RNase H2 is a novel therapeutic target in triple negative breast cancer

Project Summary Due to their hyperproliferative nature and intrinsic genomic instability, triple-negative breast cancer (TNBC) cells exhibit high levels of replication stress, which occurs when the DNA replication machinery encounters obstacles that impede the replication process. How TNBC cells adapt to these high levels of replication stress

remains poorly understood. These adaptive mechanisms, if identified, would reveal specific targets in TNBC and provide an effective strategy for TNBC treatment. To this end, we generated innovative cell models and discovered that one major mechanism required for TNBC cells to survive high replication stress is an increase

in the enzyme RNase H2. RNase H2 acts to remove ribonucleotides that have been improperly incorporated into the genome, a key driver of replication stress. Subsequent bioinformatic analysis revealed that RNASEH2A, the catalytic subunit of RNase H2, is overexpressed in 89% of TNBC tumors and all the TNBC

cell lines that we tested. More importantly, we found that RNase H2 inhibition, by genetic depletion or by the chemical inhibitor R14, specifically kills TNBC cells both in vitro and in vivo with minimal effects on nontumorigenic mammary epithelial cells. These important findings indicate that RNase H2 inhibition may be

a promising therapeutic strategy for TNBC treatment. Intriguingly, we also found that RNase H2 inhibition activated the stimulator of interferon genes (STING) pathway and increased expression of key T-cell-attracting cytokines in TNBC cells and sensitized mouse TNBC tumors to anti-PD-1 immunotherapy, suggesting that

the therapeutic effects of RNase H2 inhibition may be potentiated by anti-PD-1 therapy. All of these exciting findings support the hypotheses that RNase H2 inhibition offers a promising therapeutic strategy to treat TNBC and that it may be enhanced by anti-PD-1 immunotherapy. These hypotheses will be tested via 3

specific aims: (1) To identify the underlying mechanisms of the therapeutic efficacy of RNase H2 inhibition in TNBC. We will determine if limiting levels of dNTPs leads to increased misincorporation of ribonucleotides into the genomes of TNBC cells, and if inhibition of RNase H2 in TNBC prevents removal of these

misincorporated ribonucleotides, consequently leading to unsustainably high replication stress and cell death.
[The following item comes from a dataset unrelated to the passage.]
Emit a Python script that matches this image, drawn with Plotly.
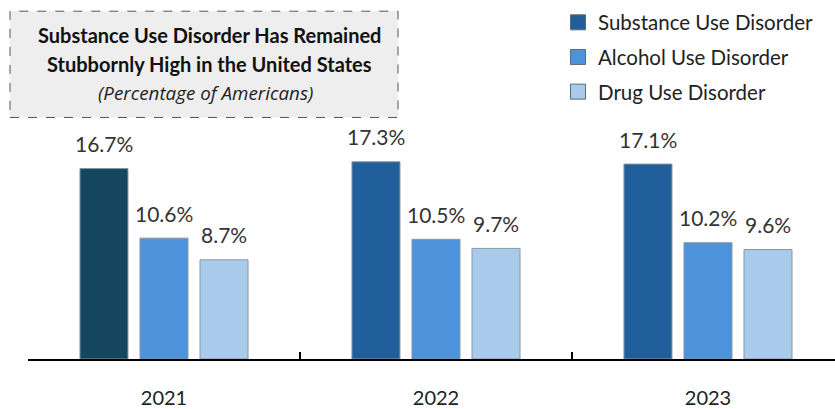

We will also evaluate the potential mechanisms mediating the escape of TNBC from RNase H2 inhibition and strategies to overcome resistance. (2) To determine the therapeutic potential of R14 for TNBC treatment. We will

determine the in vivo tolerability of R14 in mice to determine the maximum tolerated dose as well as any potential toxicities. We will then assess the efficacy of R14 treatment in 10 TNBC patient-derived xenograft models representative of 5 TNBC subtypes. (3) To determine the therapeutic efficacy of the combination of RNase H2

inhibition with PD-1 immunotherapy in TNBC. We will evaluate the therapeutic efficacy of the R14/PD-1 immunotherapy combination in TNBC using 5 syngeneic TNBC mouse models. We will also assess if and how R14-mediated therapies affect the tumor immune microenvironment.